November 18, 2010
Yesterday and today I’ve been in Washington, DC for the fall leadership gathering of the National Association of Independent Colleges and Uinversities (NAICU) and a dinner with other Presidents in the Annapolis Group.
NAICU represents about 1000 independent colleges and universities, large and small, rich and poor; it is our advocacy and lobby organization. A few years ago, I served on its Board, and served as its Board Chair towards the end of that stretch. The Annapolis Group, on the other hand, is a looser organization of about 130 relatively prestigious, national, residential liberal arts colleges. Most Annapolis Group members are also members of NAICU, so Annapolis schedules one of its two annual gatherings to coincide with NAICU’s fall leadership gathering.

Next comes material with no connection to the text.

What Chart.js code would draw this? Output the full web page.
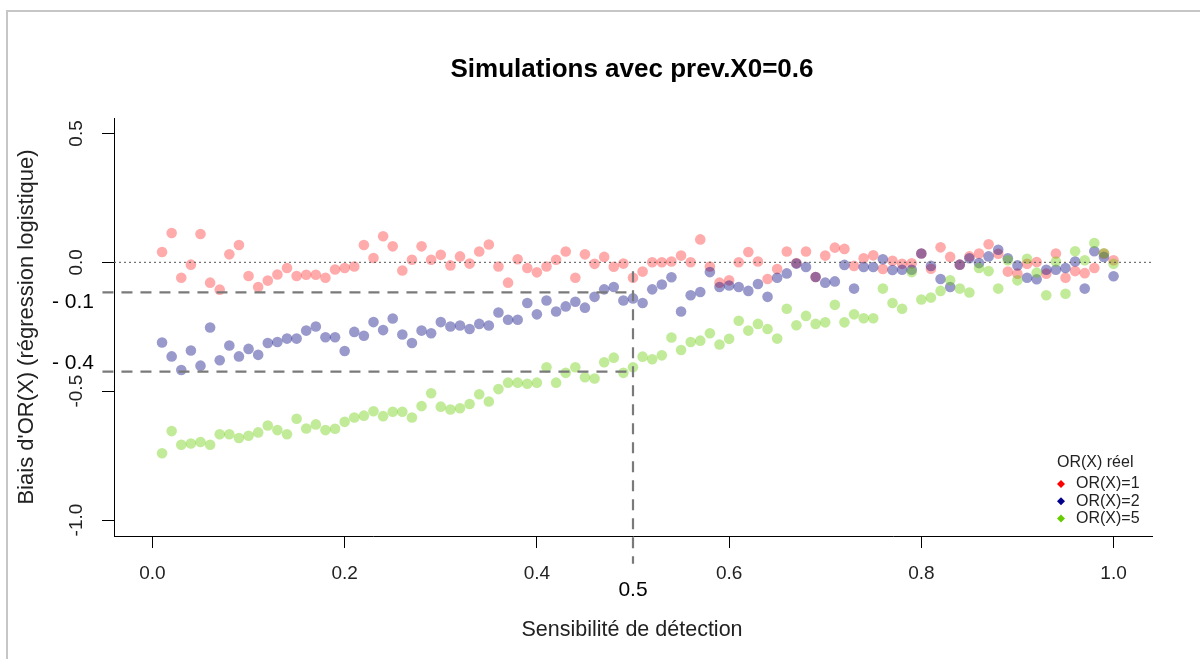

Yesterday afternoon, NAICU treated us to presentations and Q&A sessions with Eduardo Ochoa, the relatively new Assistant Secretary for Post-Secondary Education in the Obama administration; Arnold (Mitch) Mitchum, President of the Council for Opportunity in Education, a leading advocacy voice for low-income and first-generation college students; and Stuart Rothenberg, a highly regarded political analyst and commentator. Of course the main topic running through the three presentations was the meaning of the recent federal elections and what they portend for higher education.
Rothenberg tried to help us understand how the new Congress would differ from this last one. He stressed that many of the newcomers had essentially no prior experience of any sort with the political process, and noted that this did not bode well for the Congress actually accomplishing anything over the next two years.
Issues of access and of assessment were very much at the forefront of Ochoa and Mitchum’s remarks, though neither had much good news to impart. Ochoa is clearly still finding his sealegs in the administration. I later learned he has offices in a different building from the rest of the Department of Education, so he may never be much of an insider. On the other hand, it was cheering that he is a Reed graduate, and has considerable experience both as a teacher-scholar and as an administrator (the latter in the Cal State system) in higher education.
NAICU folk, especially those from the state associations of independent colleges, worked to be sure that Ochoa understood how many low-income and first generation college students came to independent colleges, and how much more successful we are at educating and graduating such students than for-profits, community colleges or public four-year institutions.
Mitchum, for his part, reprised testimony he had given to a Congressional committee about the high-pressure salesmanship and deceptive marketing of for-profit institutions in enrolling low income students, signing them up for federal loans, then letting them drift away with no education, no credentials and yet big loans to pay back.
Flying back now, I find myself wondering what in all this I should try to convey to faculty members, students or board members. What does all this mean for Earlham? The federal context doesn’t seem quite real for us, and yet it creates an environment that could shake up our terms of functioning pretty significantly: not yet, but perhaps soon?